Let’s think about those tools—the ability to put people under
surveillance; to compile records and databases, to conduct
systematic interrogations, to bend the law to your needs, to
lodge your activities in the hands of a self- perpetuating
bureaucracy, and to underpin all this with an ideology of moral
certainty. The modern world has advanced far beyond the
medieval one on all these fronts. Look at what governments can do
when it comes to listening in on private conversations, or what
corporations can do to distill personal information from the
Internet, or what law can do on a hint of a
suspicion.
Q: In the wake of 9/11, torture has certainly made a comeback.
A: Yes, it has, and it has done so for the same reason it always
does: when the stakes seem very high, and when the people who
want to do the torturing believe fervently that their larger
cause has the full weight of morality on its side, then all
other considerations are irrelevant.

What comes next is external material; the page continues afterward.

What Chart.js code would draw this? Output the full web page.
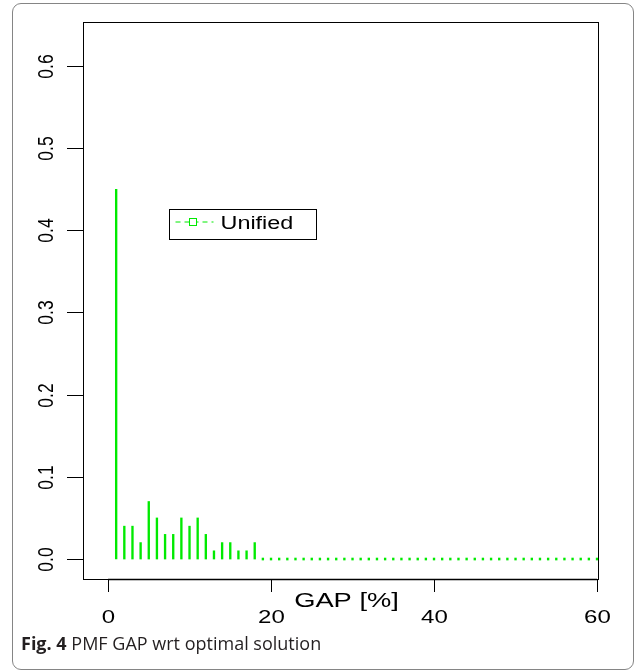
<!DOCTYPE html>
<html>
<head>
<meta charset="utf-8">
<title>PMF GAP wrt optimal solution</title>
<script src="https://cdn.jsdelivr.net/npm/chart.js@4.4.1/dist/chart.umd.min.js"></script>
<style>
  html, body { margin: 0; padding: 0; background: #fff; }
  #fig { position: relative; width: 635px; height: 672px; overflow: hidden; }
  #frame {
    position: absolute; left: 12px; top: 3px; width: 622px; height: 667px;
    border: 1.5px solid #858585; border-radius: 9px; box-sizing: border-box;
  }
  #plot { position: absolute; left: 0; top: 0; }
  #caption {
    position: absolute; left: 21px; top: 631px; margin: 0;
    font: 18px "Open Sans", sans-serif; color: #231f20; white-space: nowrap;
  }
</style>
</head>
<body>
<div id="fig">
  <div id="frame"></div>
  <canvas id="plot" width="635" height="672"></canvas>
  <p id="caption"><b>Fig. 4</b> PMF GAP wrt optimal solution</p>
</div>
<script>
// GAP values (%) and the probability mass at each of them
const gap = [
  1, 2, 3, 4, 5, 6, 7, 8, 9, 10,
  11, 12, 13, 14, 15, 16, 17, 18, 19, 20,
  21, 22, 23, 24, 25, 26, 27, 28, 29, 30,
  31, 32, 33, 34, 35, 36, 37, 38, 39, 40,
  41, 42, 43, 44, 45, 46, 47, 48, 49, 50,
  51, 52, 53, 54, 55, 56, 57, 58, 59, 60
];
const pmfUnified = [
  0.45, 0.04, 0.04, 0.02, 0.07, 0.05, 0.03, 0.03, 0.05, 0.04,
  0.05, 0.03, 0.01, 0.02, 0.02, 0.01, 0.01, 0.02, 0, 0,
  0, 0, 0, 0, 0, 0, 0, 0, 0, 0,
  0, 0, 0, 0, 0, 0, 0, 0, 0, 0,
  0, 0, 0, 0, 0, 0, 0, 0, 0, 0,
  0, 0, 0, 0, 0, 0, 0, 0, 0, 0
];
const seriesName = "Unified";
const xTicks = [0, 20, 40, 60];
const yTicks = [0, 0.1, 0.2, 0.3, 0.4, 0.5, 0.6];
const yTickLabels = ["0.0", "0.1", "0.2", "0.3", "0.4", "0.5", "0.6"];
const xTitle = "GAP [%]";

const GREEN = "#00ea00";
const FONT = '"Liberation Sans", Arial, sans-serif';
const SX = 1.3; // the R device output is wider than tall, text is stretched the same way

function rText(ctx, str, x, y, size, align, rotate) {
  ctx.save();
  ctx.translate(x, y);
  ctx.scale(SX, 1);
  if (rotate) ctx.rotate(rotate);
  ctx.font = size + "px " + FONT;
  ctx.textAlign = align;
  ctx.textBaseline = "alphabetic";
  ctx.fillStyle = "#000";
  ctx.fillText(str, 0, 0);
  ctx.restore();
}

// base-graphics look: box, outside ticks, rotated y labels, legend
const rAxes = {
  id: "rAxes",
  afterDraw(chart) {
    const { ctx, chartArea: a, scales: { x, y } } = chart;
    ctx.save();
    ctx.strokeStyle = "#000";
    ctx.lineWidth = 1;
    ctx.strokeRect(Math.round(a.left) + 0.5, Math.round(a.top) + 0.5,
      Math.round(a.right - a.left), Math.round(a.bottom - a.top));

    // y axis
    yTicks.forEach((v, i) => {
      const py = Math.round(y.getPixelForValue(v)) + 0.5;
      ctx.beginPath();
      ctx.moveTo(a.left - 16, py);
      ctx.lineTo(a.left, py);
      ctx.stroke();
      rText(ctx, yTickLabels[i], a.left - 30, py, 17.5, "center", -Math.PI / 2);
    });

    // x axis
    ctx.beginPath();
    ctx.lineWidth = 1.5;
    ctx.moveTo(x.getPixelForValue(xTicks[0]), a.bottom + 0.5);
    ctx.lineTo(x.getPixelForValue(xTicks[xTicks.length - 1]), a.bottom + 0.5);
    ctx.stroke();
    ctx.lineWidth = 1;
    xTicks.forEach((v) => {
      const px = Math.round(x.getPixelForValue(v)) + 0.5;
      ctx.beginPath();
      ctx.moveTo(px, a.bottom);
      ctx.lineTo(px, a.bottom + 13);
      ctx.stroke();
      rText(ctx, String(v), px, a.bottom + 44, 18.5, "center");
    });
    rText(ctx, xTitle, (a.left + a.right) / 2 + 6, a.bottom + 28, 21, "center");

    // legend box placed in data coordinates
    const lx = Math.round(x.getPixelForValue(7.5)) + 0.5;
    const ly = Math.round(y.getPixelForValue(0.426)) + 0.5;
    ctx.strokeStyle = "#000";
    ctx.strokeRect(lx, ly, 147, 30);
    ctx.strokeStyle = GREEN;
    ctx.setLineDash([5, 4]);
    ctx.beginPath();
    ctx.moveTo(lx + 6, ly + 12.5);
    ctx.lineTo(lx + 44, ly + 12.5);
    ctx.stroke();
    ctx.setLineDash([]);
    ctx.fillStyle = "#fff";
    ctx.fillRect(lx + 20, ly + 9, 7, 7);
    ctx.strokeRect(lx + 20, ly + 9, 7, 7);
    rText(ctx, chart.data.datasets[0].label, lx + 51, ly + 19, 18, "left");
    ctx.restore();
  }
};

new Chart(document.getElementById("plot"), {
  type: "bar",
  data: {
    datasets: [{
      label: seriesName,
      data: gap.map((g, i) => ({ x: g, y: pmfUnified[i] })),
      backgroundColor: GREEN,
      borderWidth: 0,
      barThickness: 1.7,
      minBarLength: 2
    }]
  },
  options: {
    responsive: false,
    animation: false,
    devicePixelRatio: 1,
    layout: { padding: { left: 83, top: 22, right: 37, bottom: 93 } },
    plugins: { legend: { display: false }, tooltip: { enabled: false } },
    scales: {
      x: { type: "linear", min: -3.07, max: 60.12, offset: false, display: false },
      y: { type: "linear", min: -0.0243, max: 0.6535, display: false }
    }
  },
  plugins: [rAxes]
});
</script>
</body>
</html>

If you’re absolutely certain
that your cause is blessed by God or history, and that it’s
under mortal threat, then in some minds torture becomes easy to
justify. The Inquisition tried to put limits on torture, but
the limits were always pushed. Thus, if the rules said you could
torture only once, you could get around that obstacle by defining
a second session of torture as a "continuance" of the first
session.
That’s how it is with torture—once it’s deemed permissible in
some special situation, the bounds of permissibility keep being
stretched. There’s always some desired piece of information just
beyond reach, and there’s always the hope that one more little
turn of the screw will secure it. The Bush administration pushed
the limits not only in practice but also in theory. In its
view, an act wasn’t torture unless it caused organ failure,
permanent impairment, or death. Ironically, that’s a far
narrower definition than what the Inquisition would have
accepted. The Inquisition understood that torture began well
short of that threshold—and if it was reached, it had to stop.